Hybrid simulations of Mercury’s global dynamics and the interplanetary ions’ precipitation fluxes under different interplanetary conditions

Aims. We aim to quantify the impact of different interplanetary conditions met by Mercury along its orbit between its aphelion (~0.47 AU) and perihelion (~0.31 AU) on the Hermean environment, including the rate of solar-wind ion precipitation onto the surface. Methods. We performed a set of 3D global hybrid simulations (kinetic ions and fluid electrons) with interplanetary conditions taken from recent statistics from observations on board the Parker Solar Probe and MESSENGER missions in such a way as to represent an average scenario at both the aphelion and perihelion positions, and in the cases of a slow (250 km/s) and fast (450 km/s) solar wind.
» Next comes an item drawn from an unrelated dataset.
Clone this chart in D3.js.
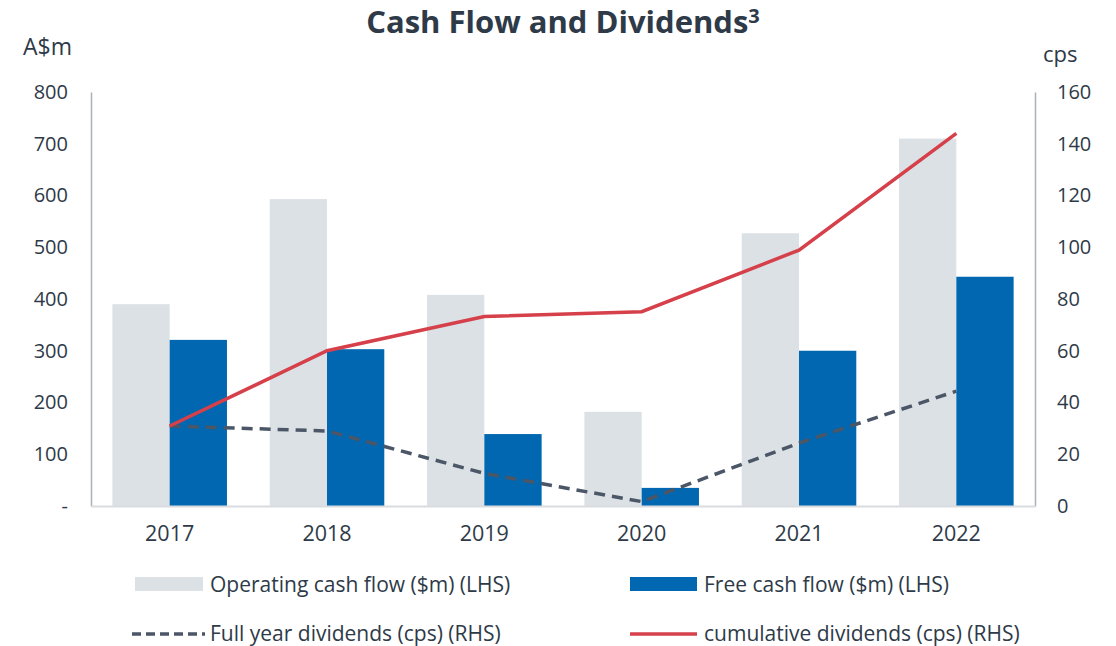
<!DOCTYPE html>
<html>
<head>
<meta charset="utf-8">
<script src="https://cdnjs.cloudflare.com/ajax/libs/d3/7.8.5/d3.min.js"></script>
<style>
    body { margin: 0; background: #fff; }
    svg { font-family: 'Open Sans', sans-serif; }
</style>
</head>
<body>
<div id="chart"></div>
<script>
var years = ['2017', '2018', '2019', '2020', '2021', '2022'];
var operatingCashFlow = [390, 593, 408, 182, 527, 710];
var freeCashFlow = [321, 303, 139, 35, 300, 443];
var fullYearDividends = [30.9, 29.0, 12.6, 1.7, 24.3, 44.4];
var cumulativeDividends = [30.9, 60.0, 73.2, 75.1, 98.9, 144.0];
var leftTicks = [0, 100, 200, 300, 400, 500, 600, 700, 800];
var rightTicks = [0, 20, 40, 60, 80, 100, 120, 140, 160];

var textColor = '#2e3a48';

var svg = d3.select('#chart')
    .append('svg')
    .attr('width', 1116)
    .attr('height', 646);

var plot = {left: 91, right: 1035, top: 92, bottom: 506};

//Scales
var x = d3.scaleBand()
    .domain(years)
    .range([plot.left, plot.right])
    .padding(0);

var x1 = d3.scaleBand()
    .domain(['op', 'free'])
    .range([0, x.bandwidth()])
    .paddingInner(0)
    .paddingOuter(0.373);

var yLeft = d3.scaleLinear()
    .domain([0, 800])
    .range([plot.bottom, plot.top]);

var yRight = d3.scaleLinear()
    .domain([0, 160])
    .range([plot.bottom, plot.top]);

//Title
svg.append('text')
    .attr('x', 563)
    .attr('y', 33)
    .attr('text-anchor', 'middle')
    .style('font-size', '31px')
    .style('font-weight', 700)
    .style('fill', textColor)
    .text('Cash Flow and Dividends')
    .append('tspan')
    .attr('dy', -10)
    .style('font-size', '20px')
    .text('3');

//Axis unit labels
svg.append('text')
    .attr('x', 23)
    .attr('y', 55)
    .style('font-size', '23px')
    .style('fill', textColor)
    .text('A$m');

svg.append('text')
    .attr('x', 1043)
    .attr('y', 62)
    .style('font-size', '22px')
    .style('fill', textColor)
    .text('cps');

//Bars
var groups = svg.selectAll('.year')
    .data(years)
    .enter()
    .append('g')
    .attr('class', 'year')
    .attr('transform', function(d){ return 'translate(' + x(d) + ',0)'; });

groups.append('rect')
    .attr('x', x1('op'))
    .attr('width', x1.bandwidth())
    .attr('y', function(d, i){ return yLeft(operatingCashFlow[i]); })
    .attr('height', function(d, i){ return plot.bottom - yLeft(operatingCashFlow[i]); })
    .style('fill', '#dce1e5');

groups.append('rect')
    .attr('x', x1('free'))
    .attr('width', x1.bandwidth())
    .attr('y', function(d, i){ return yLeft(freeCashFlow[i]); })
    .attr('height', function(d, i){ return plot.bottom - yLeft(freeCashFlow[i]); })
    .style('fill', '#0067b0');

//Axes
var leftAxis = svg.append('g')
    .attr('transform', 'translate(' + plot.left + ',0)')
    .call(d3.axisLeft(yLeft)
        .tickValues(leftTicks)
        .tickSize(0)
        .tickPadding(23)
        .tickFormat(function(d){ return d === 0 ? '-' : d; }));

var rightAxis = svg.append('g')
    .attr('transform', 'translate(' + plot.right + ',0)')
    .call(d3.axisRight(yRight)
        .tickValues(rightTicks)
        .tickSize(0)
        .tickPadding(22));

var bottomAxis = svg.append('g')
    .attr('transform', 'translate(0,' + plot.bottom + ')')
    .call(d3.axisBottom(x)
        .tickSize(0)
        .tickPadding(20));

[leftAxis, rightAxis].forEach(function(a){
    a.selectAll('text')
        .style('font-size', '20px')
        .style('font-family', "'Open Sans', sans-serif")
        .style('fill', textColor);
});
bottomAxis.selectAll('text')
    .style('font-size', '21.5px')
    .style('font-family', "'Open Sans', sans-serif")
    .style('fill', textColor);
leftAxis.select('.domain').attr('stroke', '#a9b0b8').attr('stroke-width', 1.5);
rightAxis.select('.domain').attr('stroke', '#a9b0b8').attr('stroke-width', 1.5);
bottomAxis.select('.domain').attr('stroke', '#d9dce0').attr('stroke-width', 2);

//Lines
var lineGen = d3.line()
    .x(function(d, i){ return x(years[i]) + x.bandwidth() / 2; })
    .y(function(d){ return yRight(d); });

svg.append('path')
    .datum(fullYearDividends)
    .attr('d', lineGen)
    .style('fill', 'none')
    .style('stroke', '#4b5667')
    .style('stroke-width', 3.5)
    .style('stroke-dasharray', '11,7');

svg.append('path')
    .datum(cumulativeDividends)
    .attr('d', lineGen)
    .style('fill', 'none')
    .style('stroke', '#d5404a')
    .style('stroke-width', 3.5);

//Legend
var legend = svg.append('g').style('font-size', '21px').style('fill', textColor);

legend.append('rect')
    .attr('x', 135).attr('y', 577).attr('width', 68).attr('height', 14)
    .style('fill', '#dce1e5');
legend.append('text')
    .attr('x', 210).attr('y', 592)
    .text('Operating cash flow ($m) (LHS)');

legend.append('rect')
    .attr('x', 630).attr('y', 577).attr('width', 67).attr('height', 14)
    .style('fill', '#0067b0');
legend.append('text')
    .attr('x', 704).attr('y', 592)
    .text('Free cash flow ($m) (LHS)');

legend.append('line')
    .attr('x1', 132).attr('x2', 205).attr('y1', 634).attr('y2', 634)
    .style('stroke', '#4b5667')
    .style('stroke-width', 3.5)
    .style('stroke-dasharray', '9,5');
legend.append('text')
    .attr('x', 210).attr('y', 641)
    .text('Full year dividends (cps) (RHS)');

legend.append('line')
    .attr('x1', 630).attr('x2', 697).attr('y1', 634).attr('y2', 634)
    .style('stroke', '#d5404a')
    .style('stroke-width', 3.5);
legend.append('text')
    .attr('x', 704).attr('y', 641)
    .text('cumulative dividends (cps) (RHS)');
</script>
</body>
</html>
Results. The results are in general agreement with empirical models. However, we have found that the subsolar stand-off distances of magnetopause and bow shock, respectively, in the range of 1.0–1.4 R_M and 1.3–2.0 R_M, are relatively shorter than global statistical averages of, respectively, 1.45 and 1.96 R_M. We also observe a local time (LT) asymmetry in the cusp’s location, with the northern cusp located in the post-noon sector centred around 13–14.3 LT and the southern cusp located in the pre-noon sector centred around 9–10.7 LT. Noticeably, the southern cusp region takes the shape of a parallelogram extended from southern middle latitudes in the pre-noon sector to equatorial latitudes in the post-noon sector. We suggest that these effects could result from the orientation of the interplanetary magnetic field along the Parker spiral, which is characterised by an almost radial orientation with a small duskward component.